> _What needs to be done_
Give every line of the data again, unchanged, but with no pictures.

-------------------------

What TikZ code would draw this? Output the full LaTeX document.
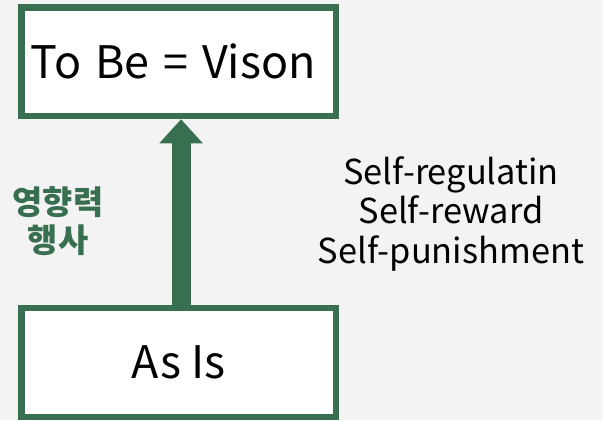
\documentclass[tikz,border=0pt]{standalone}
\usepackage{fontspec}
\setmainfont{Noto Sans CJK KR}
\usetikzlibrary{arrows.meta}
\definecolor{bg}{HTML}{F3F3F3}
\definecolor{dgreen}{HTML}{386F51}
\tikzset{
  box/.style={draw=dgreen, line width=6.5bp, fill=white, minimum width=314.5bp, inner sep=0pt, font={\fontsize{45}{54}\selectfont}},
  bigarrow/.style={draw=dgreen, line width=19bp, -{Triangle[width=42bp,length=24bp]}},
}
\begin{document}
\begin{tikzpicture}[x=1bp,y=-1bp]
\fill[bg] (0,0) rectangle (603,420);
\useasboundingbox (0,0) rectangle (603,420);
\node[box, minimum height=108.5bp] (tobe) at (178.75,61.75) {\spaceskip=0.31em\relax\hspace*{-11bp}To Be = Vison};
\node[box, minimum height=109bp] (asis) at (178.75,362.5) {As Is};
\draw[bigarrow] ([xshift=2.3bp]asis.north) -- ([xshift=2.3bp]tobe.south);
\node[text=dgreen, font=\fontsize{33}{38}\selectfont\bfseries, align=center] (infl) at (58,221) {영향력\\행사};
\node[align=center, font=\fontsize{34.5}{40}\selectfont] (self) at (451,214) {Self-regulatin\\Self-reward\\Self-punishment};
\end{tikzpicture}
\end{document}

-------------------------

> _Task result_
What TikZ code would draw this? Output the full LaTeX document.
\documentclass[tikz,border=0pt]{standalone}
\usepackage{fontspec}
\setmainfont{Noto Sans CJK KR}
\usetikzlibrary{arrows.meta}
\definecolor{bg}{HTML}{F3F3F3}
\definecolor{dgreen}{HTML}{386F51}
\tikzset{
  box/.style={draw=dgreen, line width=6.5bp, fill=white, minimum width=314.5bp, inner sep=0pt, font={\fontsize{45}{54}\selectfont}},
  bigarrow/.style={draw=dgreen, line width=19bp, -{Triangle[width=42bp,length=24bp]}},
}
\begin{document}
\begin{tikzpicture}[x=1bp,y=-1bp]
\fill[bg] (0,0) rectangle (603,420);
\useasboundingbox (0,0) rectangle (603,420);
\node[box, minimum height=108.5bp] (tobe) at (178.75,61.75) {\spaceskip=0.31em\relax\hspace*{-11bp}To Be = Vison};
\node[box, minimum height=109bp] (asis) at (178.75,362.5) {As Is};
\draw[bigarrow] ([xshift=2.3bp]asis.north) -- ([xshift=2.3bp]tobe.south);
\node[text=dgreen, font=\fontsize{33}{38}\selectfont\bfseries, align=center] (infl) at (58,221) {영향력\\행사};
\node[align=center, font=\fontsize{34.5}{40}\selectfont] (self) at (451,214) {Self-regulatin\\Self-reward\\Self-punishment};
\end{tikzpicture}
\end{document}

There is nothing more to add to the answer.